## Problem requirements
The material below should be written out in full and exactly; pictures stay out of the copy.

━━━━━ Data provided

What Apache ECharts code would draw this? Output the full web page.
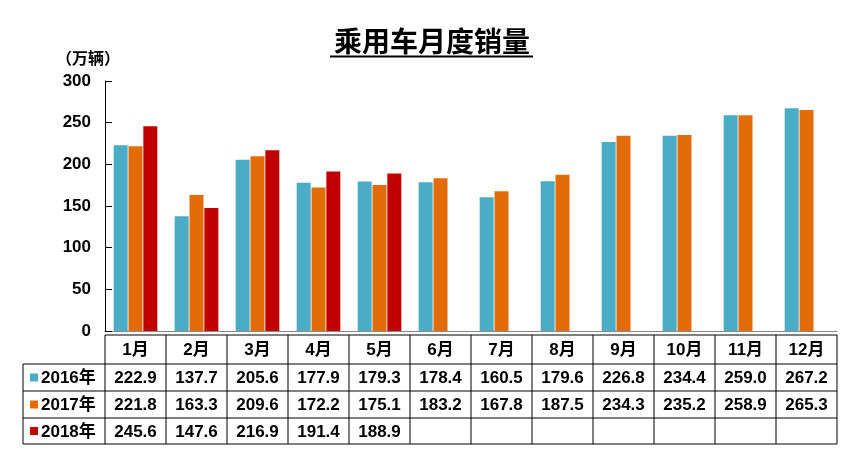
<!DOCTYPE html>
<html><head><meta charset="utf-8">
<script src="https://cdn.jsdelivr.net/npm/echarts@6/dist/echarts.min.js"></script>
<style>html,body{margin:0;padding:0;background:#fff}#c{width:852px;height:458px}</style>
</head><body><div id="c"></div>
<script>
var categories = ['1月','2月','3月','4月','5月','6月','7月','8月','9月','10月','11月','12月'];
var seriesNames = ['2016年','2017年','2018年'];
var sales2016 = [222.9,137.7,205.6,177.9,179.3,178.4,160.5,179.6,226.8,234.4,259.0,267.2];
var sales2017 = [221.8,163.3,209.6,172.2,175.1,183.2,167.8,187.5,234.3,235.2,258.9,265.3];
var sales2018 = [245.6,147.6,216.9,191.4,188.9];
var colors = ['#4BACC6','#E36C09','#C00000'];
var yTicks = [0,50,100,150,200,250,300];
var FONT = '"Liberation Sans", Arial, "Noto Sans CJK SC", sans-serif';
var allSeries = [sales2016, sales2017, sales2018];

var chart = echarts.init(document.getElementById('c'));
var option = {
  animation: false,
  backgroundColor: '#fff',
  grid: {left: 105, right: 15, top: 81, bottom: 127, containLabel: false},
  xAxis: {
    type: 'category', data: categories,
    axisLine: {lineStyle: {color: '#888', width: 1}},
    axisTick: {show: false}, axisLabel: {show: false}
  },
  yAxis: {
    type: 'value', min: yTicks[0], max: yTicks[yTicks.length-1], interval: 50,
    axisLine: {show: true, lineStyle: {color: '#000'}},
    axisTick: {show: true, inside: true, length: 7, lineStyle: {color: '#000'}},
    splitLine: {show: false},
    axisLabel: {color: '#000', fontWeight: 'bold', fontSize: 17, fontFamily: FONT, margin: 14}
  },
  series: allSeries.map(function(d, i){
    return {type: 'bar', name: seriesNames[i], data: d, barWidth: 14, barGap: '6%',
      itemStyle: {color: colors[i]}};
  }),
  graphic: []
};
chart.setOption(option);

function buildTable(){
  var g = [];
  var x0 = chart.convertToPixel({gridIndex:0}, [0,0])[0];
  var x1 = chart.convertToPixel({gridIndex:0}, [1,0])[0];
  var cw = x1 - x0;
  var left = x0 - cw/2;
  var right = left + cw*categories.length;
  var rows = [335, 364, 391, 418, 444];
  var legendLeft = 23;
  var ls = {stroke: '#000', lineWidth: 1};
  g.push({type:'line', shape:{x1:left, y1:rows[0], x2:right, y2:rows[0]}, style:ls});
  for (var r=1;r<rows.length;r++){
    g.push({type:'line', shape:{x1:legendLeft, y1:rows[r], x2:right, y2:rows[r]}, style:ls});
  }
  g.push({type:'line', shape:{x1:legendLeft, y1:rows[1], x2:legendLeft, y2:rows[4]}, style:ls});
  for (var c=0;c<=categories.length;c++){
    var xx = left + cw*c;
    g.push({type:'line', shape:{x1:xx, y1:rows[0], x2:xx, y2:rows[4]}, style:ls});
  }
  var ts = function(txt, x, y){
    return {type:'text', x:x, y:y, style:{text:txt, fill:'#000', font:'bold 17px '+FONT, textAlign:'center', textVerticalAlign:'middle'}};
  };
  categories.forEach(function(cat, i){
    var cx = chart.convertToPixel({gridIndex:0}, [i,0])[0];
    g.push(ts(cat, cx, (rows[0]+rows[1])/2+1));
    allSeries.forEach(function(d, s){
      if (d[i] != null) g.push(ts(d[i].toFixed(1), cx, (rows[s+1]+rows[s+2])/2+1));
    });
  });
  seriesNames.forEach(function(n, s){
    var cy = (rows[s+1]+rows[s+2])/2;
    g.push({type:'rect', shape:{x:30, y:cy-4, width:8, height:8}, style:{fill:colors[s]}});
    g.push({type:'text', x:41, y:cy+1, style:{text:n, fill:'#000', font:'bold 17px '+FONT, textAlign:'left', textVerticalAlign:'middle'}});
  });
  g.push({type:'text', x:432, y:44, style:{text:'乘用车月度销量', fill:'#000', font:'bold 28px '+FONT, textAlign:'center', textVerticalAlign:'middle'}});
  g.push({type:'line', shape:{x1:330, y1:56.5, x2:533, y2:56.5}, style:{stroke:'#000', lineWidth:2}});
  g.push({type:'text', x:88, y:58, style:{text:'（万辆）', fill:'#000', font:'bold 16px "Noto Sans CJK SC", sans-serif', textAlign:'center', textVerticalAlign:'middle'}});
  chart.setOption({graphic: g});
}
buildTable();
</script></body></html>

━━━━━━━━━━

## Answer to the exercise
What Apache ECharts code would draw this? Output the full web page.
<!DOCTYPE html>
<html><head><meta charset="utf-8">
<script src="https://cdn.jsdelivr.net/npm/echarts@6/dist/echarts.min.js"></script>
<style>html,body{margin:0;padding:0;background:#fff}#c{width:852px;height:458px}</style>
</head><body><div id="c"></div>
<script>
var categories = ['1月','2月','3月','4月','5月','6月','7月','8月','9月','10月','11月','12月'];
var seriesNames = ['2016年','2017年','2018年'];
var sales2016 = [222.9,137.7,205.6,177.9,179.3,178.4,160.5,179.6,226.8,234.4,259.0,267.2];
var sales2017 = [221.8,163.3,209.6,172.2,175.1,183.2,167.8,187.5,234.3,235.2,258.9,265.3];
var sales2018 = [245.6,147.6,216.9,191.4,188.9];
var colors = ['#4BACC6','#E36C09','#C00000'];
var yTicks = [0,50,100,150,200,250,300];
var FONT = '"Liberation Sans", Arial, "Noto Sans CJK SC", sans-serif';
var allSeries = [sales2016, sales2017, sales2018];

var chart = echarts.init(document.getElementById('c'));
var option = {
  animation: false,
  backgroundColor: '#fff',
  grid: {left: 105, right: 15, top: 81, bottom: 127, containLabel: false},
  xAxis: {
    type: 'category', data: categories,
    axisLine: {lineStyle: {color: '#888', width: 1}},
    axisTick: {show: false}, axisLabel: {show: false}
  },
  yAxis: {
    type: 'value', min: yTicks[0], max: yTicks[yTicks.length-1], interval: 50,
    axisLine: {show: true, lineStyle: {color: '#000'}},
    axisTick: {show: true, inside: true, length: 7, lineStyle: {color: '#000'}},
    splitLine: {show: false},
    axisLabel: {color: '#000', fontWeight: 'bold', fontSize: 17, fontFamily: FONT, margin: 14}
  },
  series: allSeries.map(function(d, i){
    return {type: 'bar', name: seriesNames[i], data: d, barWidth: 14, barGap: '6%',
      itemStyle: {color: colors[i]}};
  }),
  graphic: []
};
chart.setOption(option);

function buildTable(){
  var g = [];
  var x0 = chart.convertToPixel({gridIndex:0}, [0,0])[0];
  var x1 = chart.convertToPixel({gridIndex:0}, [1,0])[0];
  var cw = x1 - x0;
  var left = x0 - cw/2;
  var right = left + cw*categories.length;
  var rows = [335, 364, 391, 418, 444];
  var legendLeft = 23;
  var ls = {stroke: '#000', lineWidth: 1};
  g.push({type:'line', shape:{x1:left, y1:rows[0], x2:right, y2:rows[0]}, style:ls});
  for (var r=1;r<rows.length;r++){
    g.push({type:'line', shape:{x1:legendLeft, y1:rows[r], x2:right, y2:rows[r]}, style:ls});
  }
  g.push({type:'line', shape:{x1:legendLeft, y1:rows[1], x2:legendLeft, y2:rows[4]}, style:ls});
  for (var c=0;c<=categories.length;c++){
    var xx = left + cw*c;
    g.push({type:'line', shape:{x1:xx, y1:rows[0], x2:xx, y2:rows[4]}, style:ls});
  }
  var ts = function(txt, x, y){
    return {type:'text', x:x, y:y, style:{text:txt, fill:'#000', font:'bold 17px '+FONT, textAlign:'center', textVerticalAlign:'middle'}};
  };
  categories.forEach(function(cat, i){
    var cx = chart.convertToPixel({gridIndex:0}, [i,0])[0];
    g.push(ts(cat, cx, (rows[0]+rows[1])/2+1));
    allSeries.forEach(function(d, s){
      if (d[i] != null) g.push(ts(d[i].toFixed(1), cx, (rows[s+1]+rows[s+2])/2+1));
    });
  });
  seriesNames.forEach(function(n, s){
    var cy = (rows[s+1]+rows[s+2])/2;
    g.push({type:'rect', shape:{x:30, y:cy-4, width:8, height:8}, style:{fill:colors[s]}});
    g.push({type:'text', x:41, y:cy+1, style:{text:n, fill:'#000', font:'bold 17px '+FONT, textAlign:'left', textVerticalAlign:'middle'}});
  });
  g.push({type:'text', x:432, y:44, style:{text:'乘用车月度销量', fill:'#000', font:'bold 28px '+FONT, textAlign:'center', textVerticalAlign:'middle'}});
  g.push({type:'line', shape:{x1:330, y1:56.5, x2:533, y2:56.5}, style:{stroke:'#000', lineWidth:2}});
  g.push({type:'text', x:88, y:58, style:{text:'（万辆）', fill:'#000', font:'bold 16px "Noto Sans CJK SC", sans-serif', textAlign:'center', textVerticalAlign:'middle'}});
  chart.setOption({graphic: g});
}
buildTable();
</script></body></html>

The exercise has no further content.